Shafts in chemical plants or pulp mills encounter aggressive media, including acids, alkalis, and organic solvents. Coatings must be chemically inert and resistant to permeation. Phenolic or vinyl ester coatings, reinforced with glass flakes, create impermeable barriers against corrosive vapors. For high-temperature reactors, ceramic-lined shafts withstand thermal shock while preventing chemical attack, reducing downtime in continuous processes.

Best Practices for Coating Application and Maintenance

Proper surface preparation is critical for coating adhesion. Steel shafts should be blast-cleaned to Sa2.5 (ISO 8501-1) to remove rust and mill scale, followed by a phosphate or chromate conversion coating to enhance bonding. Coatings should be applied in controlled environments (temperature 15–30°C, humidity <85%) to avoid defects like pinholing or blistering.

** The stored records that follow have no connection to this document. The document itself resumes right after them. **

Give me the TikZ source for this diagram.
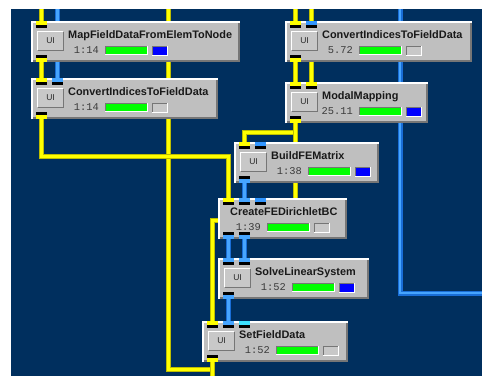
\documentclass[tikz,border=0pt]{standalone}
\usepackage{fontspec}
\setmainfont{Liberation Sans}
\newfontfamily\monofont{Liberation Mono}
\usetikzlibrary{calc}
\definecolor{navy}{RGB}{0,47,94}
\definecolor{boxgray}{RGB}{191,191,191}
\definecolor{btngray}{RGB}{200,200,200}
\definecolor{edgedark}{RGB}{118,118,118}
\definecolor{yedge}{RGB}{190,190,0}
\definecolor{yfill}{RGB}{255,255,0}
\definecolor{bedge}{RGB}{25,110,215}
\definecolor{bfill}{RGB}{70,165,255}
\definecolor{portblue}{RGB}{50,150,255}
\definecolor{portcyan}{RGB}{60,225,255}
\definecolor{barfill}{RGB}{0,255,0}
\definecolor{sqblue}{RGB}{0,0,255}
\definecolor{sqgray}{RGB}{200,200,200}
\definecolor{timegray}{RGB}{60,60,60}

\tikzset{
  ywire/.style={draw=yedge, line width=5pt, postaction={draw=yfill, line width=3pt}},
  bwire/.style={draw=bedge, line width=5pt, postaction={draw=bfill, line width=2.6pt}},
  modbody/.style={fill=boxgray, draw=none, inner sep=0pt, minimum height=41pt},
  uibtn/.style={fill=btngray, inner sep=0pt, minimum width=25pt, minimum height=18pt,
    font=\fontsize{8.5}{10}\selectfont, text=black!85},
  titletext/.style={inner sep=0pt, anchor=base west, font=\fontsize{10.9}{12}\selectfont\bfseries, text=black!90},
  timetext/.style={inner sep=0pt, anchor=base east, font=\monofont\fontsize{10.4}{12}\selectfont, text=timegray},
  gbar/.style={fill=barfill, inner sep=0pt, minimum width=42pt, minimum height=8pt, anchor=north west},
  sqbox/.style={inner sep=0pt, minimum width=15pt, minimum height=9pt, anchor=north west}
}

% sunken frame around a node
\newcommand\sunkenframe[1]{%
  \draw[edgedark, line width=1pt] (#1.south west) -- (#1.north west) -- (#1.north east);
  \draw[white, line width=1pt] (#1.south west) -- (#1.south east) -- (#1.north east);}
% raised frame around a node
\newcommand\raisedframe[1]{%
  \draw[white, line width=1pt] (#1.south west) -- (#1.north west) -- (#1.north east);
  \draw[edgedark, line width=1pt] (#1.south west) -- (#1.south east) -- (#1.north east);}

% port coordinates: name, L, T
\newcommand\portcoords[3]{%
  \coordinate (#1-i1) at (#2+10.5,#3+1);
  \coordinate (#1-i2) at (#2+26.5,#3+1);
  \coordinate (#1-i3) at (#2+42.5,#3+1);
  \coordinate (#1-o1) at (#2+10.5,#3+40);
  \coordinate (#1-o2) at (#2+26.5,#3+40);}

% input / output port: L, T, index, colour
\newcommand\inport[4]{%
  \fill[#4] (#1+16*#3-11,#2) rectangle ++(11,4);
  \fill[black] (#1+16*#3-11,#2+4) rectangle ++(11,3);}
\newcommand\outport[4]{%
  \fill[black] (#1+16*#3-11,#2+34) rectangle ++(11,3);
  \fill[#4] (#1+16*#3-11,#2+37) rectangle ++(11,4);}

% module: name, L, T, W, title, time, square colour, shift (0 = with UI)
\newcommand\scirunmod[8]{%
  \node[modbody, minimum width=#4pt, anchor=north west] (#1) at (#2,#3) {};
  \draw[white, line width=2pt] ($(#1.south west)+(1,0)$) -- ($(#1.north west)+(1,1)$) -- ($(#1.north east)+(0,1)$);
  \draw[edgedark, line width=2pt] ($(#1.south west)+(2,-1)$) -- ($(#1.south east)+(-1,-1)$) -- ($(#1.north east)+(-1,2)$);
  \ifnum#8=0
    \node[uibtn] (#1-ui) at (#2+19.5,#3+20) {UI};
    \raisedframe{#1-ui}
  \fi
  \node[titletext] (#1-title) at (#2+37-#8,#3+17) {#5};
  \node[timetext] (#1-time) at (#2+68-#8,#3+32) {#6};
  \node[gbar] (#1-bar) at (#2+74-#8,#3+25) {};
  \sunkenframe{#1-bar}
  \node[sqbox, fill=#7] (#1-sq) at (#2+121-#8,#3+25) {};
  \sunkenframe{#1-sq}}

\begin{document}
\begin{tikzpicture}[x=1pt, y=-1pt]
\useasboundingbox (0,0) rectangle (482,376);
\fill[white] (0,0) rectangle (482,376);
\fill[navy] (11,9) rectangle (482,376);

% port coordinates
\portcoords{m1}{31}{21}
\portcoords{m2}{31}{78}
\portcoords{m3}{285}{21}
\portcoords{m4}{285}{82}
\portcoords{m5}{234}{142}
\portcoords{m6}{218}{198}
\portcoords{m7}{218}{258}
\portcoords{m8}{202}{321}

% free wire ends
\coordinate (ta) at (41.5,9);
\coordinate (tb) at (57.5,9);
\coordinate (tc) at (168.5,9);
\coordinate (td) at (295.5,9);
\coordinate (te) at (311.5,9);
\coordinate (tf) at (400,9);
\coordinate (ra) at (482,293);
\coordinate (ba) at (212.5,376);
\coordinate (ka) at (168.5,369);
\coordinate (kb) at (295.5,220);

% blue wires
\draw[bwire] (tf) |- (ra);
\draw[bwire] (tb) -- (m2-i2);
\draw[bwire] (m5-o1) -- (m6-i2);
\draw[bwire] (m6-o1) -- (m7-i1);
\draw[bwire] (m6-o2) -- (m7-i2);
\draw[bwire] (m7-o1) -- (m8-i2);

% yellow wires
\draw[ywire] (tc) -- (ka) -| (ba);
\draw[ywire] (m8-o1) -- (ba);
\draw[ywire] (ta) -- (m1-i1);
\draw[ywire] (m1-o1) -- (m2-i1);
\draw[ywire] (m2-o1) -- ++(0,38) -| (m6-i1);
\draw[ywire] (td) -- (m3-i1);
\draw[ywire] (te) -- (m4-i2);
\draw[ywire] (m3-o1) -- (m4-i1);
\draw[ywire] (m4-o1) -- ++(0,10) -| (m5-i1);
\draw[ywire] (m4-o1) -- (kb) -| (m8-i1);

% modules
\scirunmod{m1}{31}{21}{209}{MapFieldDataFromElemToNode}{1:14}{sqblue}{0}
\inport{31}{21}{1}{yfill} \outport{31}{21}{1}{yfill}
\scirunmod{m2}{31}{78}{187}{ConvertIndicesToFieldData}{1:14}{sqgray}{0}
\inport{31}{78}{1}{yfill} \inport{31}{78}{2}{bfill} \outport{31}{78}{1}{yfill}
\scirunmod{m3}{285}{21}{187}{ConvertIndicesToFieldData}{5.72}{sqgray}{0}
\inport{285}{21}{1}{yfill} \inport{285}{21}{2}{portblue} \outport{285}{21}{1}{yfill}
\scirunmod{m4}{285}{82}{143}{ModalMapping}{25.11}{sqblue}{0}
\inport{285}{82}{1}{yfill} \inport{285}{82}{2}{yfill} \outport{285}{82}{1}{yfill}
\scirunmod{m5}{234}{142}{145}{BuildFEMatrix}{1:38}{sqblue}{0}
\inport{234}{142}{1}{yfill} \inport{234}{142}{2}{portblue} \outport{234}{142}{1}{bfill}
\scirunmod{m6}{218}{198}{129}{CreateFEDirichletBC}{1:39}{sqgray}{25}
\inport{218}{198}{1}{yfill} \inport{218}{198}{2}{bfill} \inport{218}{198}{3}{portblue}
\outport{218}{198}{1}{bfill} \outport{218}{198}{2}{bfill}
\scirunmod{m7}{218}{258}{151}{SolveLinearSystem}{1:52}{sqblue}{0}
\inport{218}{258}{1}{bfill} \inport{218}{258}{2}{bfill} \outport{218}{258}{1}{bfill}
\scirunmod{m8}{202}{321}{146}{SetFieldData}{1:52}{sqgray}{0}
\inport{202}{321}{1}{yfill} \inport{202}{321}{2}{bfill} \inport{202}{321}{3}{portcyan}
\outport{202}{321}{1}{yfill}
\end{tikzpicture}
\end{document}
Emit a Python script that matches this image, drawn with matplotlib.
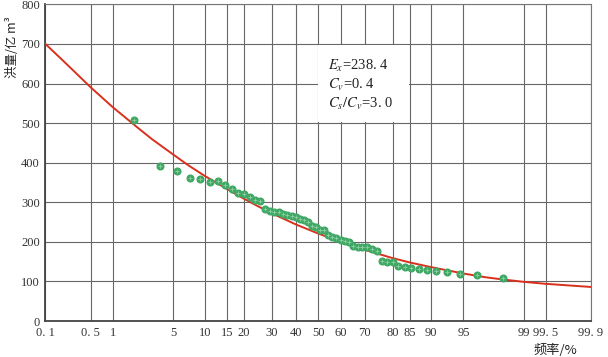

Regular inspections using ultrasonic thickness gauges or eddy current testing can detect early coating degradation. For coated shafts in service, avoid abrasive cleaning methods (e.g., wire brushing) that may damage the protective layer. Instead, use soft cloths or low-pressure water jets. Recoating intervals depend on environmental severity; marine shafts may require touch-ups every 3–5 years, while industrial components in mild settings could last 10+ years.

By aligning coating selection with operational demands and maintaining rigorous quality controls, engineers can significantly enhance the corrosion resistance of transmission shafts, ensuring reliable performance in even the most challenging environments.